## start

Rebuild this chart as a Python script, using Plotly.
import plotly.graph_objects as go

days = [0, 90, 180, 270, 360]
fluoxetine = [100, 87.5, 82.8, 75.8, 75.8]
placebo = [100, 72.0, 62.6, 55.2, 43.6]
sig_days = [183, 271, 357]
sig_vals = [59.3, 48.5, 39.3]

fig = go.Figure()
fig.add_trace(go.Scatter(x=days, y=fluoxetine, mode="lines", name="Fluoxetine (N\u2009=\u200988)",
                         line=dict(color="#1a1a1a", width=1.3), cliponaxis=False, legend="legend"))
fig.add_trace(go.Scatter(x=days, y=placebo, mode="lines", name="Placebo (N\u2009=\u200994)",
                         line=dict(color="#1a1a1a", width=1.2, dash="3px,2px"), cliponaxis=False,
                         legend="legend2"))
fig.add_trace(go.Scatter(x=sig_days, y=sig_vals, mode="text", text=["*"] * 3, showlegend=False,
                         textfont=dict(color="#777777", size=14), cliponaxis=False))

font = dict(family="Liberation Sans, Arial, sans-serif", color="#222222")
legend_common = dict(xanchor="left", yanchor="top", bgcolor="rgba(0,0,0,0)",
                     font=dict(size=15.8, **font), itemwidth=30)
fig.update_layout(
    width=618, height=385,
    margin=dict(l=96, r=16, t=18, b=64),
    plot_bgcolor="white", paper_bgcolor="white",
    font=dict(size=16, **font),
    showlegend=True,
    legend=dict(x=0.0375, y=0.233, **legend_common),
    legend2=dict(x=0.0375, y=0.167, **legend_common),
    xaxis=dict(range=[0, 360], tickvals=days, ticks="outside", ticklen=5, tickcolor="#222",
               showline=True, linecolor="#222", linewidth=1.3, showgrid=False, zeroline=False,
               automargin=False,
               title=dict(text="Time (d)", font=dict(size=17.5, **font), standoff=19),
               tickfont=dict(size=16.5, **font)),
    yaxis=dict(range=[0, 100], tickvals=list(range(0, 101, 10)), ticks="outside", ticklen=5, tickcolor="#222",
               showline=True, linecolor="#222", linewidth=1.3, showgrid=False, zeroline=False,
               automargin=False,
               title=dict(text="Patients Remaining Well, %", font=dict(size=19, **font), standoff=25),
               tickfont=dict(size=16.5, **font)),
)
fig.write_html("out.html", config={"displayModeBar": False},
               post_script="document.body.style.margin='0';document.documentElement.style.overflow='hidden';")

## end

Give an exact repetition of all the material.

RESULT FOR THIS TASK
Rebuild this chart as a Python script, using Plotly.
import plotly.graph_objects as go

days = [0, 90, 180, 270, 360]
fluoxetine = [100, 87.5, 82.8, 75.8, 75.8]
placebo = [100, 72.0, 62.6, 55.2, 43.6]
sig_days = [183, 271, 357]
sig_vals = [59.3, 48.5, 39.3]

fig = go.Figure()
fig.add_trace(go.Scatter(x=days, y=fluoxetine, mode="lines", name="Fluoxetine (N\u2009=\u200988)",
                         line=dict(color="#1a1a1a", width=1.3), cliponaxis=False, legend="legend"))
fig.add_trace(go.Scatter(x=days, y=placebo, mode="lines", name="Placebo (N\u2009=\u200994)",
                         line=dict(color="#1a1a1a", width=1.2, dash="3px,2px"), cliponaxis=False,
                         legend="legend2"))
fig.add_trace(go.Scatter(x=sig_days, y=sig_vals, mode="text", text=["*"] * 3, showlegend=False,
                         textfont=dict(color="#777777", size=14), cliponaxis=False))

font = dict(family="Liberation Sans, Arial, sans-serif", color="#222222")
legend_common = dict(xanchor="left", yanchor="top", bgcolor="rgba(0,0,0,0)",
                     font=dict(size=15.8, **font), itemwidth=30)
fig.update_layout(
    width=618, height=385,
    margin=dict(l=96, r=16, t=18, b=64),
    plot_bgcolor="white", paper_bgcolor="white",
    font=dict(size=16, **font),
    showlegend=True,
    legend=dict(x=0.0375, y=0.233, **legend_common),
    legend2=dict(x=0.0375, y=0.167, **legend_common),
    xaxis=dict(range=[0, 360], tickvals=days, ticks="outside", ticklen=5, tickcolor="#222",
               showline=True, linecolor="#222", linewidth=1.3, showgrid=False, zeroline=False,
               automargin=False,
               title=dict(text="Time (d)", font=dict(size=17.5, **font), standoff=19),
               tickfont=dict(size=16.5, **font)),
    yaxis=dict(range=[0, 100], tickvals=list(range(0, 101, 10)), ticks="outside", ticklen=5, tickcolor="#222",
               showline=True, linecolor="#222", linewidth=1.3, showgrid=False, zeroline=False,
               automargin=False,
               title=dict(text="Patients Remaining Well, %", font=dict(size=19, **font), standoff=25),
               tickfont=dict(size=16.5, **font)),
)
fig.write_html("out.html", config={"displayModeBar": False},
               post_script="document.body.style.margin='0';document.documentElement.style.overflow='hidden';")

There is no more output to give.